En esta fase inicial muchos se preguntan por qué hay que cambiar la situación, o preocuparse por aquella sobrevaluación de la moneda, si la misma ayuda al logro del objetivo de reducir la inflación, contribuye a crear un clima de estabilidad y confianza, y a la vez no se generan desequilibrios globales. Insistentemente se escuchan argumentos tales como: no importa cuán alto es el déficit de la cuenta corriente, si el superávit de la cuenta de capital lo compensa; lo que importa es el equilibrio global de la balanza de pagos; el tipo de cambio relevante es el que mantiene ese equilibrio global y no el de la cuenta corriente; ¿por qué devaluar si las reservas internacionales son elevadas, y las mismas están protegidas por las entradas netas de capital? En el caso específico de Venezuela, también se argumenta que no importa tener un bolívar sobrevaluado, pues ello no afecta al grueso de las exportaciones, que están formadas por “commodities” como el petróleo y sus derivados. Además, se dice, las mayores exportaciones de hidrocarburos debido a la apertura, permitirán incrementar las importaciones sin mayores problemas.
Todos estos argumentos son válidos, pero por un tiempo.

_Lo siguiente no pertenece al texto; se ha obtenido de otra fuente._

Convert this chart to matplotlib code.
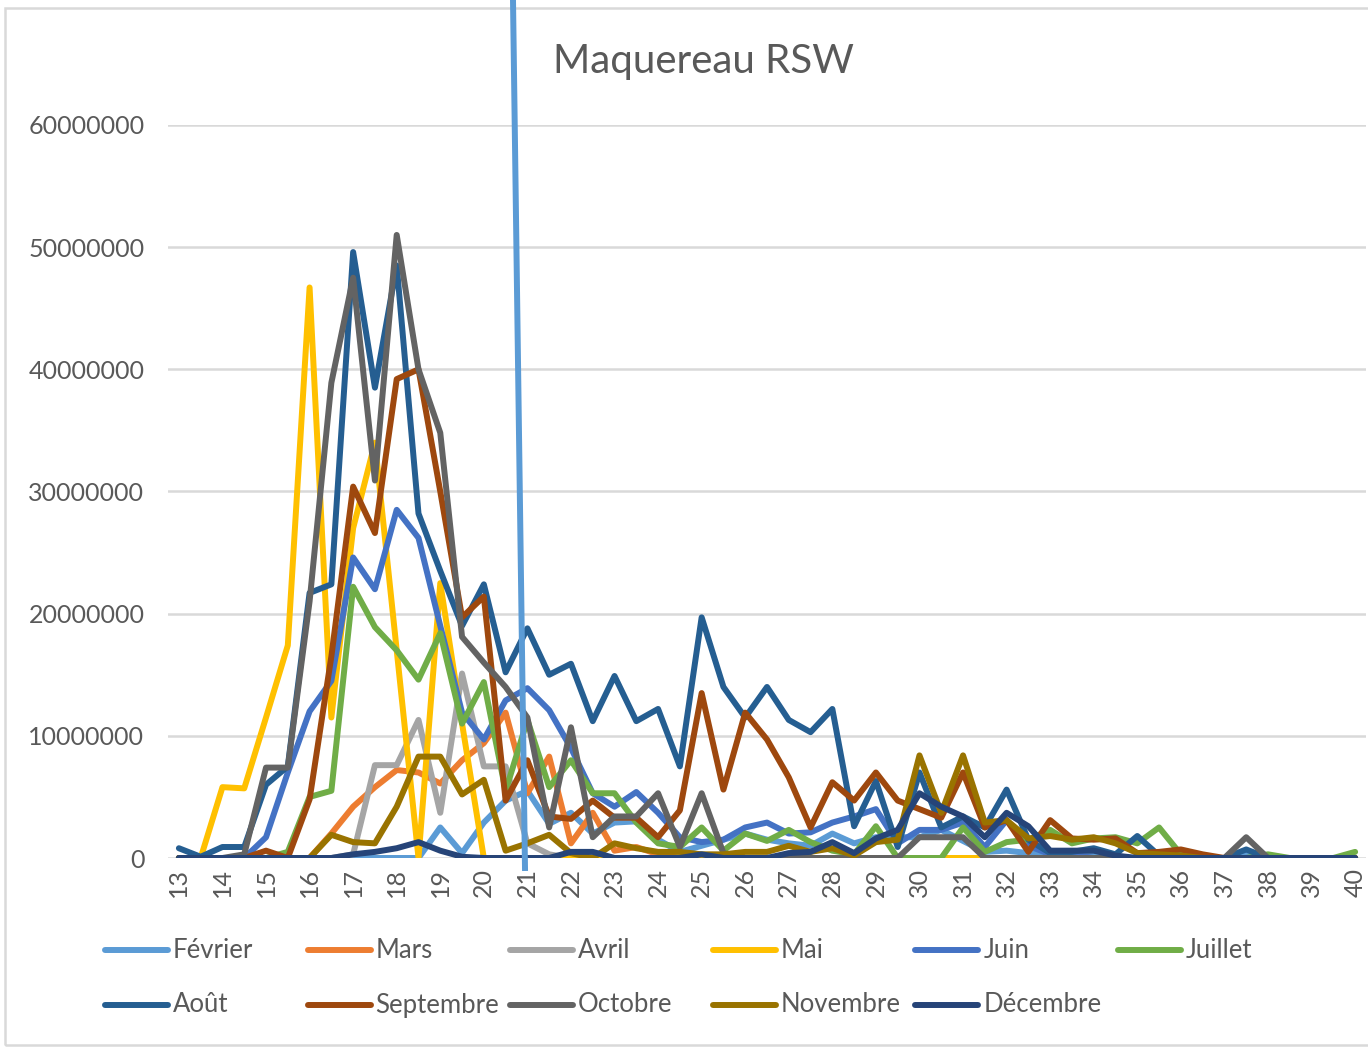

A la larga una sobrevaluación acumulada y creciente hace que el déficit de la cuenta corriente alcance niveles críticos, llevando al convencimiento de que la situación es insostenible y de que la devaluación es inminente. En ese momento, los que otrora trajeron los capitales, así como el resto de los agentes económicos, buscarán protección contra la devaluación, sacando rápidamente sus recursos antes de que se produzca la modificación cambiaria. Esto hace que se pase de una situación superavitaria a otra profundamente deficitaria de la cuenta capital que, al sumarse al déficit de las transacciones corrientes, produce una contracción violenta de las reservas internacionales. Esto precipita la maxidevaluación y la crisis conexa.
Hoy podemos decir que la sobrevaluación del bolívar aún no ha llegado a niveles críticos. La misma, incluso, puede servir de incentivo para que la industria local haga esfuerzos para incrementar su eficiencia con el fin de proteger su mermada competitividad. Pero, lo que no podemos permitir es que las cosas se vayan de las manos. Hay que evitar que esa sobrevaluación se desboque, y que ella nos lleve a una situación crítica, como la que tantas veces se ha vivido en ésta y en otras economías.
Igualmente, no podemos seguir argumentando que el control de la inflación se logrará a través del anclaje del tipo de cambio. La inflación hay que vencerla a través de la disciplina monetaria y fiscal y el estímulo de la producción, y una vez logrado ese objetivo, entonces podremos aspirar a tener un tipo de cambio estable, sin que ello se traduzca a la larga en un factor desestabilizador.